With our approach, adding a cron is literally one decorator:
@DistributedCron("cleanup-expired-sessions", "0 */6 * * *")
async cleanupSessions() {
await this.sessionService.deleteExpired();
}No infrastructure changes. No Terraform. No console clicks. Just code.
The tradeoff is real though: this approach needs at least one instance running. Cloud Run can scale to zero, and when it does, no crons fire. Cloud Scheduler solves this by waking up an instance with an HTTP request. For an API that always has traffic and at least one warm instance, this isn't an issue. For a service that goes hours without requests? Cloud Scheduler might be the better call.
Lessons Learned
TTLs are a conversation, not a constant. We started with a blanket 5-minute TTL for everything, which worked great until someone added a job that processes 50k records and takes 12 minutes. Now we always ask: "How long can this job realistically take?" and set the TTL to 2x that.
Fail-closed was the right call. We had one incident where RTDB had a brief outage. No cron jobs ran for about 20 minutes. That was annoying but fine -the next tick picked up where things left off. The alternative (fail-open, everyone runs) would have been much, much worse.
The logs from the losers are surprisingly useful.

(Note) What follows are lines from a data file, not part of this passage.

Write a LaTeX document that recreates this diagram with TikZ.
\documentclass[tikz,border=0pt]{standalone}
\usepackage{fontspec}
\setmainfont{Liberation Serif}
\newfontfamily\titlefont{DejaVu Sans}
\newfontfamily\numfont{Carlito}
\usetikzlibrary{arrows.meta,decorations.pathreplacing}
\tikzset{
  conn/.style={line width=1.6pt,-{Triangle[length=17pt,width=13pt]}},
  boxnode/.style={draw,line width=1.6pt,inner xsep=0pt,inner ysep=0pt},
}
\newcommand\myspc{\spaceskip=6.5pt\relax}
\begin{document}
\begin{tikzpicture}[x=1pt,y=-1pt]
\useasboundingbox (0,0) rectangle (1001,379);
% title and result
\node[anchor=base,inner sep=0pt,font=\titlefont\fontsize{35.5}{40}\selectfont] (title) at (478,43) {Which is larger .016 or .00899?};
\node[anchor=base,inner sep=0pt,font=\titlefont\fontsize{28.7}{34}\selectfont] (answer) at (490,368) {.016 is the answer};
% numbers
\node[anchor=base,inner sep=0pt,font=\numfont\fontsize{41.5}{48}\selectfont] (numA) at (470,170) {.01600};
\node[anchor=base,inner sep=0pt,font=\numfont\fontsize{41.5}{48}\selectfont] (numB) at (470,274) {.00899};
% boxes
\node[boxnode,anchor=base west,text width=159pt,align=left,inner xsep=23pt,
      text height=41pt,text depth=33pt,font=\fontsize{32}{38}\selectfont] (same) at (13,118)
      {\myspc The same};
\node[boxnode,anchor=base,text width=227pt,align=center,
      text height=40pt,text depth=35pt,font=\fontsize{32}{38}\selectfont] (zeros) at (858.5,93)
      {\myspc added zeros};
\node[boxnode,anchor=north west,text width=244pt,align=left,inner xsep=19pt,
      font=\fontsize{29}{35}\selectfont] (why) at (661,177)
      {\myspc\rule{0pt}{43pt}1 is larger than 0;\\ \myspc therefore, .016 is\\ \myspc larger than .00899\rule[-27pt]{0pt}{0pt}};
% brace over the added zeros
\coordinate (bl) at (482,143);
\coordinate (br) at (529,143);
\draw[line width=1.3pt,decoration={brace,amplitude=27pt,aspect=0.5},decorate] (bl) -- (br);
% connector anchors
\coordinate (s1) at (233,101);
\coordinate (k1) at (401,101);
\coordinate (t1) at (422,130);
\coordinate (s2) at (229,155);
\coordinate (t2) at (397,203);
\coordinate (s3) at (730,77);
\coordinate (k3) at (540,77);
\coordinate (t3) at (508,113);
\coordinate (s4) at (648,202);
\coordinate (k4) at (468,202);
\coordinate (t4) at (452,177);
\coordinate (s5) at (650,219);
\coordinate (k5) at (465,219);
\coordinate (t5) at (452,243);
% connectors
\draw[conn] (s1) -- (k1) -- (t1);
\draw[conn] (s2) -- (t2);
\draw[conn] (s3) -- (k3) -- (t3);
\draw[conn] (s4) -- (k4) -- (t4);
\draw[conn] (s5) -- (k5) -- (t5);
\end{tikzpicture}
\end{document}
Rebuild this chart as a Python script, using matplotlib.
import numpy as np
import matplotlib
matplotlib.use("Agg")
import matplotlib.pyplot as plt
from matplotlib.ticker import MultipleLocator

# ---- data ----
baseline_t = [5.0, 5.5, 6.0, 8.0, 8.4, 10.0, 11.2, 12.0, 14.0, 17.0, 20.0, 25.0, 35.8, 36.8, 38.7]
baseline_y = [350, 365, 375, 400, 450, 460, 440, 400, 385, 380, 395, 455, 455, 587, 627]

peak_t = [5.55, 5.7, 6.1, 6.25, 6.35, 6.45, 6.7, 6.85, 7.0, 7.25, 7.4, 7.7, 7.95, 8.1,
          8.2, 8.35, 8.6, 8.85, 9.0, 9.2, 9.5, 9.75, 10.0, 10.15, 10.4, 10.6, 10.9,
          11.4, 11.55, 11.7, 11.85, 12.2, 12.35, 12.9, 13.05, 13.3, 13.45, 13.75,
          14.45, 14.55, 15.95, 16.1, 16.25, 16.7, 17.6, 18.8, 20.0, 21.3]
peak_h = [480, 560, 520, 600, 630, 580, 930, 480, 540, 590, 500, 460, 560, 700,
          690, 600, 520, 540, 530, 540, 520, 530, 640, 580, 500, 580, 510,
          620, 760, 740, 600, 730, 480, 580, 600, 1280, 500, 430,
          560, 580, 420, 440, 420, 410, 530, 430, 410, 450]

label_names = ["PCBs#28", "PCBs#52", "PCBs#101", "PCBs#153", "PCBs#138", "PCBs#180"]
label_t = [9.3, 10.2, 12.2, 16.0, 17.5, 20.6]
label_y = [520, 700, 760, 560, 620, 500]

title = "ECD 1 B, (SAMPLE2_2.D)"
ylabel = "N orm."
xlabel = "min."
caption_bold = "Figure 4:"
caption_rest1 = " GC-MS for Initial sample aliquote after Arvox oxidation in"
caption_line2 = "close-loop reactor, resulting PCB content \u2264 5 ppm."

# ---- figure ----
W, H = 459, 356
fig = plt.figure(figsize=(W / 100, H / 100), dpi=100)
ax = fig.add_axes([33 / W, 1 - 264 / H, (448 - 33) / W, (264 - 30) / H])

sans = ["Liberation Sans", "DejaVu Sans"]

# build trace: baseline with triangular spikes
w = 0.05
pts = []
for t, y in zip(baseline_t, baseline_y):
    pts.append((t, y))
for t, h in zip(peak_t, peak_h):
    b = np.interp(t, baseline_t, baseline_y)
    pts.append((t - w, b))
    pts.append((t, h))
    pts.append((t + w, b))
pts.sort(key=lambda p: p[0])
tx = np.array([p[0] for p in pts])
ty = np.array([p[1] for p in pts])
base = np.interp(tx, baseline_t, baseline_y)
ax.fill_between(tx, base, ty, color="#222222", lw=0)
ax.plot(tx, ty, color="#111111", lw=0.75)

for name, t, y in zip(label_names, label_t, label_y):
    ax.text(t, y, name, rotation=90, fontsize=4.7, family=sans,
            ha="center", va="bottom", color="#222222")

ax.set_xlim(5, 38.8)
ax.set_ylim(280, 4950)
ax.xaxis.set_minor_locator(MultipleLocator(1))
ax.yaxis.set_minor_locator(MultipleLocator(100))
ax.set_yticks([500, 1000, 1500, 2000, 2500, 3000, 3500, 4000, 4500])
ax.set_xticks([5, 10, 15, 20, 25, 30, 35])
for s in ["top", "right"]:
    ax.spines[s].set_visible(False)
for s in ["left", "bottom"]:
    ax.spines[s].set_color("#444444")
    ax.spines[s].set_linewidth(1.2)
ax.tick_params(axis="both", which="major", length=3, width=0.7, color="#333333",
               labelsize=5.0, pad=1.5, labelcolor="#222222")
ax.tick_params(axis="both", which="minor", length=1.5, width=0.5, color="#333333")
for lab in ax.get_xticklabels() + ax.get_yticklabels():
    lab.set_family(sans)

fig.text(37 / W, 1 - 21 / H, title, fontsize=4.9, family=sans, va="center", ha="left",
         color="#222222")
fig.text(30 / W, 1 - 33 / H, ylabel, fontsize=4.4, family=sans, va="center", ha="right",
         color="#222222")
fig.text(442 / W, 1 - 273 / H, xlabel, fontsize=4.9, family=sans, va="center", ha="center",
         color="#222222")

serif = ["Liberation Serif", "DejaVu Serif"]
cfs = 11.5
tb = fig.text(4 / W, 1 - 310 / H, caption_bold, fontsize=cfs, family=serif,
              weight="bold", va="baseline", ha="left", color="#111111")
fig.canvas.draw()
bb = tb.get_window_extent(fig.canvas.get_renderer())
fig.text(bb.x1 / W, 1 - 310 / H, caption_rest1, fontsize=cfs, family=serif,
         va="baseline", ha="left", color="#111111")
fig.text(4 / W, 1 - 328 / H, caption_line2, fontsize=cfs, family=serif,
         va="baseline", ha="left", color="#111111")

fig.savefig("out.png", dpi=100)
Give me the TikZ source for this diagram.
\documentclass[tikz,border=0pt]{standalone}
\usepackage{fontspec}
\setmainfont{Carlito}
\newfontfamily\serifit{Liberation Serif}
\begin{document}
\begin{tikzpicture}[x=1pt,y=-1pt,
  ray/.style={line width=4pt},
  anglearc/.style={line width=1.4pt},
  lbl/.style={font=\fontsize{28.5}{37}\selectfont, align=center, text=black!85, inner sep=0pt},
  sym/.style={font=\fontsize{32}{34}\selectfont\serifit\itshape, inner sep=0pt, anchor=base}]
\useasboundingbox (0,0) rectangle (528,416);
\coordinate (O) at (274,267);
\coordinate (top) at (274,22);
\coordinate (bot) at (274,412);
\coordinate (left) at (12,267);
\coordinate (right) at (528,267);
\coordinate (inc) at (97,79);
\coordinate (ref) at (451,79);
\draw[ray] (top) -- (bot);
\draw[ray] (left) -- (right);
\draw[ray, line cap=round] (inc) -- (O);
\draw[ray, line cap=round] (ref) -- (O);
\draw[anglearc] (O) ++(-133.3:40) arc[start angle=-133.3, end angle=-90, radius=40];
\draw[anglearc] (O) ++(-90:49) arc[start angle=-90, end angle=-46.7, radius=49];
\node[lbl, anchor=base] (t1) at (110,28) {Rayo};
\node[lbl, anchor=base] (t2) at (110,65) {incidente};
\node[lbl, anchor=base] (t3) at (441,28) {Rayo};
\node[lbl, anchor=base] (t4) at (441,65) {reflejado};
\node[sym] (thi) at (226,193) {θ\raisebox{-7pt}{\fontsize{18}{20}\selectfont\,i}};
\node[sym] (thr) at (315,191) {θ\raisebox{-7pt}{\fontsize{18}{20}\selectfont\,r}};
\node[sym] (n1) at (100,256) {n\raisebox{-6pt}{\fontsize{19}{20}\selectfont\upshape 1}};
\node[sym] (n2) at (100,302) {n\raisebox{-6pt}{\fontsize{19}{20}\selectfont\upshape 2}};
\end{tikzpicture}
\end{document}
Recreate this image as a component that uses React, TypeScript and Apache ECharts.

When you see "held by another instance, skipping" appearing on 4 out of 5 instances, you know the system is working correctly. When you see it on all instances, something's wrong with the lock. The instanceId field has saved us multiple times during debugging.
Keep the lock scope tight. Early on, we had a single "daily-jobs" lock for all daily crons. Bad idea -if one job was slow, it blocked all the others. One lock per logical job, always.
At the end of the day, this is about 150 lines of code solving a problem that could've easily spiraled into "let's set up a Redis cluster" or "let's migrate to Cloud Scheduler and rewrite our cron architecture." Sometimes the best solution is the one that fits naturally into what you already have.